In fact, as we grow old, they make greater sense. They give directions to us about what to do or what not to do. The meaning of the verses sinks deeper and deeper. Louis MacNeice, an American poet, in his poem ‘The Truisms’, writes that these truisms (sayings) which were given by his father to him were as though in a box, and he had forgotten about them. After a long time, having had good and bad experiences and a series of struggles in life, he comes back and opens the box to see these truisms have grown into a big tree. The meaning is that they became more meaningful now.
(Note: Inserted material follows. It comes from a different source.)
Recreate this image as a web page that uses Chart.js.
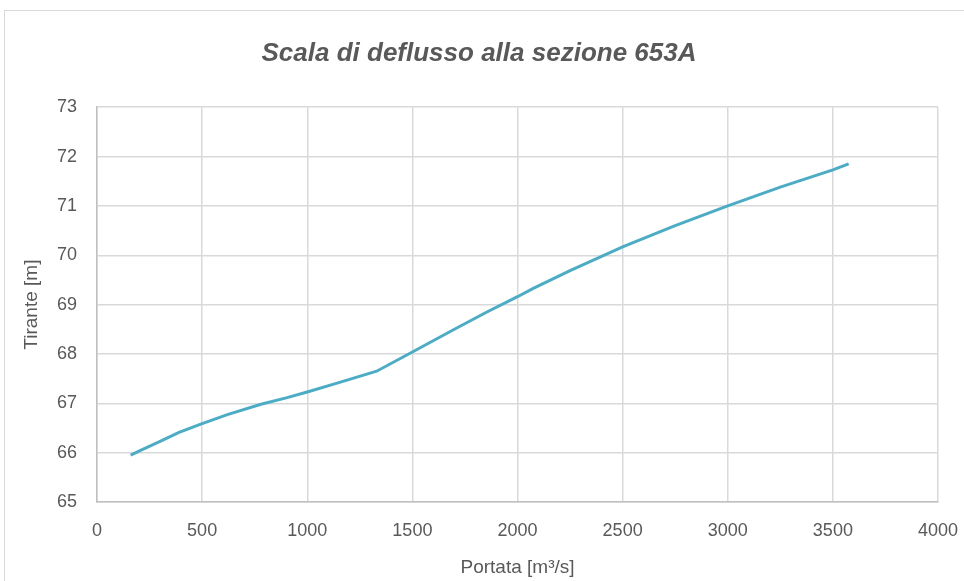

Sanskrit abounds in such poems. There are collections of thousands of such witty sayings. We do not know whether any other culture has such tradition. Mahabharata appears to be the fountainhead of this genre. Human relations and statecraft are told by the intelligent minister Vidura to the blind Dhritarashtra. This portion, known as Vidura-Niti, is a masterpiece. Later texts like Panchatantra carried on this practice, giving us a treasure house of verses in Sanskrit. Modern critics may dismiss them as didactic, but it does not matter, the treasure has great value.
Learning such crisp and pithy verses is also a good way of learning and teaching a language. Verses, by their very nature, are easy to remember. Comparisons are drawn brilliantly, with an effective choice of words and hence they get imprinted on the mind. Parents will find them useful in multiple ways – teaching the right pronunciation, teaching life truths, and making the kids emotionally strong.